## Material for the task

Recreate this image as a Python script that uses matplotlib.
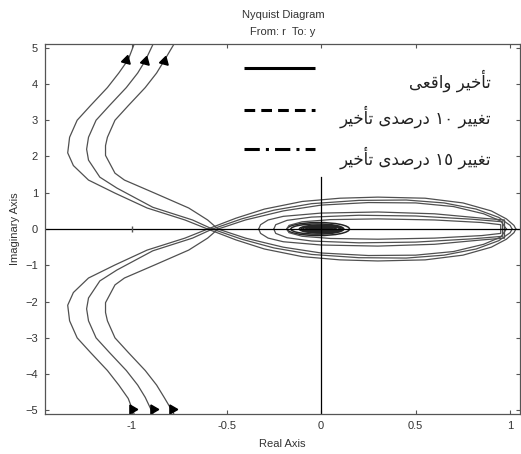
* * *
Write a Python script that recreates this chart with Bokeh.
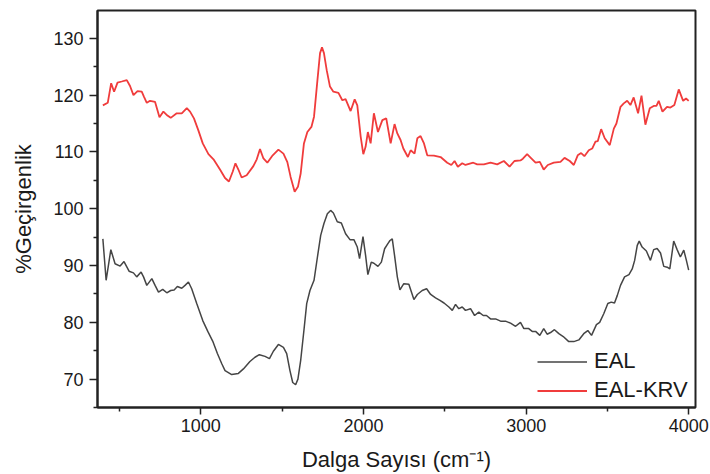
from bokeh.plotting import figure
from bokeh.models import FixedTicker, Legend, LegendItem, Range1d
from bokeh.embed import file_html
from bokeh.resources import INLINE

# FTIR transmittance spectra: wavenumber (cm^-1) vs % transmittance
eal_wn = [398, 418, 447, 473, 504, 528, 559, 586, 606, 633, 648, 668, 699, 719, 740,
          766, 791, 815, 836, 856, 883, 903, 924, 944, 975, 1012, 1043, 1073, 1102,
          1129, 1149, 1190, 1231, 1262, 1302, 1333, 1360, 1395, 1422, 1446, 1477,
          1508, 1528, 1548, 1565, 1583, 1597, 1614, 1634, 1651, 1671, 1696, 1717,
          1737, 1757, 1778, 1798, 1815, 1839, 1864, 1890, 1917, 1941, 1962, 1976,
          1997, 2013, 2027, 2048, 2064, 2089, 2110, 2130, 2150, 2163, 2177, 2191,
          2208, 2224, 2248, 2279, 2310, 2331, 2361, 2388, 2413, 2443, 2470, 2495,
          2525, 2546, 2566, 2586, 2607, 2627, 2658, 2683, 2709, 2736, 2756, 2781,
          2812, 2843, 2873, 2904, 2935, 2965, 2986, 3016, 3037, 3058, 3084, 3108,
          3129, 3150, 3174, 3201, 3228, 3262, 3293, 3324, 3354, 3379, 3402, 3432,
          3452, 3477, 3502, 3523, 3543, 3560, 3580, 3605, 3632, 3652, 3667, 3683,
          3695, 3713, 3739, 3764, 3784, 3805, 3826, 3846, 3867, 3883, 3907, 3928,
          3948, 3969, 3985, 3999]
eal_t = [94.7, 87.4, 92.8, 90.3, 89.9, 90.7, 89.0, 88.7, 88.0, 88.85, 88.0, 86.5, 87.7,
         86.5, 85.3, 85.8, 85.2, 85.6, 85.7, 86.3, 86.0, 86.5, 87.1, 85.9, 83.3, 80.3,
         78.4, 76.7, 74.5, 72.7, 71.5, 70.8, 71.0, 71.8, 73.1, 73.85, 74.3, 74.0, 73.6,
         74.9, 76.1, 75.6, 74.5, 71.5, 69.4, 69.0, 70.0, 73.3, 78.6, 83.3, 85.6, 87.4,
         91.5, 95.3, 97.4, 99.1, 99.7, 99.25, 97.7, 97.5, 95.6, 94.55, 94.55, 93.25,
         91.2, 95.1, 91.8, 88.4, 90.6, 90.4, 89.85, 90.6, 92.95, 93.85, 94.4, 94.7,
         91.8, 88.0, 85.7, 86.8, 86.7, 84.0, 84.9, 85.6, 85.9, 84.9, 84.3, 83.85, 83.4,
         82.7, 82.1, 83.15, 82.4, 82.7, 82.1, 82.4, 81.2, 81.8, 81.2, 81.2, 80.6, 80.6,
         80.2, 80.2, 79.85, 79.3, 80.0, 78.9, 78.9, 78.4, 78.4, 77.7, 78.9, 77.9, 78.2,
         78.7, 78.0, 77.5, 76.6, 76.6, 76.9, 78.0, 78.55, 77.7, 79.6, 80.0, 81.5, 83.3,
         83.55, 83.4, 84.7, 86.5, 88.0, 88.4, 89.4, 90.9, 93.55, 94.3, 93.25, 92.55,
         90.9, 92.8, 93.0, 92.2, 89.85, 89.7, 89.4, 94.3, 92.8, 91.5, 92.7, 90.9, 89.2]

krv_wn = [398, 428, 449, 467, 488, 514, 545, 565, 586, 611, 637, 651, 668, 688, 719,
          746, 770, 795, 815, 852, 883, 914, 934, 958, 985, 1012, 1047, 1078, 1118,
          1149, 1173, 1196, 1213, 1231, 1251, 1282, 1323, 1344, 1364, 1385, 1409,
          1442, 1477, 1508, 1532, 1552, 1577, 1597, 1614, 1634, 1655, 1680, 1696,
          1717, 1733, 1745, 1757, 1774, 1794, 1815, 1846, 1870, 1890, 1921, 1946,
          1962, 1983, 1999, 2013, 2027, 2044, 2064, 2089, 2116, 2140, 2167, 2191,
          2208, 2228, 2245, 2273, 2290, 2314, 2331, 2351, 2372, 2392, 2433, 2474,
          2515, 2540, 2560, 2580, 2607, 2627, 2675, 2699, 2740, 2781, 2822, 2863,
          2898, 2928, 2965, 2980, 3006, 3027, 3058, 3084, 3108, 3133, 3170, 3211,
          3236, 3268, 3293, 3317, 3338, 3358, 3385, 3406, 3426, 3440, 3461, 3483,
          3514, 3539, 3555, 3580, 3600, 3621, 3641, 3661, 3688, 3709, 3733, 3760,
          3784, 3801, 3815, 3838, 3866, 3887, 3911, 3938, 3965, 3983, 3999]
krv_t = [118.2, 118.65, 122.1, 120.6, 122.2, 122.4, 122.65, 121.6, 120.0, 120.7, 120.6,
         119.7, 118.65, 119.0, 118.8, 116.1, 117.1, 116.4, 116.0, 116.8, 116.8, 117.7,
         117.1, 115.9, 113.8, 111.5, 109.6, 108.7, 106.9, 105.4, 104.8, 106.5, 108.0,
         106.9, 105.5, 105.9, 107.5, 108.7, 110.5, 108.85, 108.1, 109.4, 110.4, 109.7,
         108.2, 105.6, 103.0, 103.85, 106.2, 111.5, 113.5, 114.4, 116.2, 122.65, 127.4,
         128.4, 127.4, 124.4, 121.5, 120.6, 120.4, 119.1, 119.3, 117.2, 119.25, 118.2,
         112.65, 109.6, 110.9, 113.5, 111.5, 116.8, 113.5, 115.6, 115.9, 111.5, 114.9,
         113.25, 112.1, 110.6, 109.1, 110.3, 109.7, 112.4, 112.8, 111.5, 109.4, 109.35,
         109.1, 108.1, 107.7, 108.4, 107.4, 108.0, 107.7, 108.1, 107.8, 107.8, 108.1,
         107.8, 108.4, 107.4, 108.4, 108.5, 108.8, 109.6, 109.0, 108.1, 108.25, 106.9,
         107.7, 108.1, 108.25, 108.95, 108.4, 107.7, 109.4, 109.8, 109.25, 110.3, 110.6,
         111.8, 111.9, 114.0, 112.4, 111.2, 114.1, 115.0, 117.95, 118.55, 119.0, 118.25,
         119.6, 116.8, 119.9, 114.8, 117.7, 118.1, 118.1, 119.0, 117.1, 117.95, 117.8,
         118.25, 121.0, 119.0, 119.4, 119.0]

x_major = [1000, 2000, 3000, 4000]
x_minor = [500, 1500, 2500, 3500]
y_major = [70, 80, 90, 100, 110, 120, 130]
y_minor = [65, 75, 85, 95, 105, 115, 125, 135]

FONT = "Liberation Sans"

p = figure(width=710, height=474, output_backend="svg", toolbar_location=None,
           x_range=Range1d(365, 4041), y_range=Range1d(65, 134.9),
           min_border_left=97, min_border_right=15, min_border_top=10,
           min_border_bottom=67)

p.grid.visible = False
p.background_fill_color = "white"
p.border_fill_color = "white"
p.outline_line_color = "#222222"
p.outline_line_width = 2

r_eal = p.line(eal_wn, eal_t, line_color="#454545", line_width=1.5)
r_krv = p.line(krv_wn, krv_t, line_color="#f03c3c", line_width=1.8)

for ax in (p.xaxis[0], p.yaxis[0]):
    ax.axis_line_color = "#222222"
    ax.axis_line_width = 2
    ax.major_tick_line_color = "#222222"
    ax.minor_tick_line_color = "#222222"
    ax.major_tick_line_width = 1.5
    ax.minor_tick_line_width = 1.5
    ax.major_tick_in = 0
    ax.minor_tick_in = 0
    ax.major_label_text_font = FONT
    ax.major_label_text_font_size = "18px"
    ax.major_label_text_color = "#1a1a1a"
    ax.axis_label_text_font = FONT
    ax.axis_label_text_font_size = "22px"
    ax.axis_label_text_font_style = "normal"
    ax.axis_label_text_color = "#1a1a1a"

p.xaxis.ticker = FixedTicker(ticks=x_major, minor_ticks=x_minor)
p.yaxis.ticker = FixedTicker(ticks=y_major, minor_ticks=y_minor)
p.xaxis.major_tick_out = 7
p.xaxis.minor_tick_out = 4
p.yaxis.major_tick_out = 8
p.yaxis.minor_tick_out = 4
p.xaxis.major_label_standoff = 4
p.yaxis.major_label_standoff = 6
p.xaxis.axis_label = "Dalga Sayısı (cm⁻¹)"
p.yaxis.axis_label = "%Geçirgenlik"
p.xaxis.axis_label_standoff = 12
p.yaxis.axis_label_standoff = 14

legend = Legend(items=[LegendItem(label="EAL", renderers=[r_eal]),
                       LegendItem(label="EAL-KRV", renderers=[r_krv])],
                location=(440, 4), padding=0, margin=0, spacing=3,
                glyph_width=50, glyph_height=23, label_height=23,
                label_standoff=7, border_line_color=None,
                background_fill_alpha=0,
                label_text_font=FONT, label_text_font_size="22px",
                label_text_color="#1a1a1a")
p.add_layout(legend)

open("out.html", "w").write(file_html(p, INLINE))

## Problem description
Above are some records. Reproduce the lines from the one with "Write a Python" down to the one with "from bokeh.resources import INLINE", keeping both, and leave every picture out.

## Reply
Write a Python script that recreates this chart with Bokeh.
from bokeh.plotting import figure
from bokeh.models import FixedTicker, Legend, LegendItem, Range1d
from bokeh.embed import file_html
from bokeh.resources import INLINE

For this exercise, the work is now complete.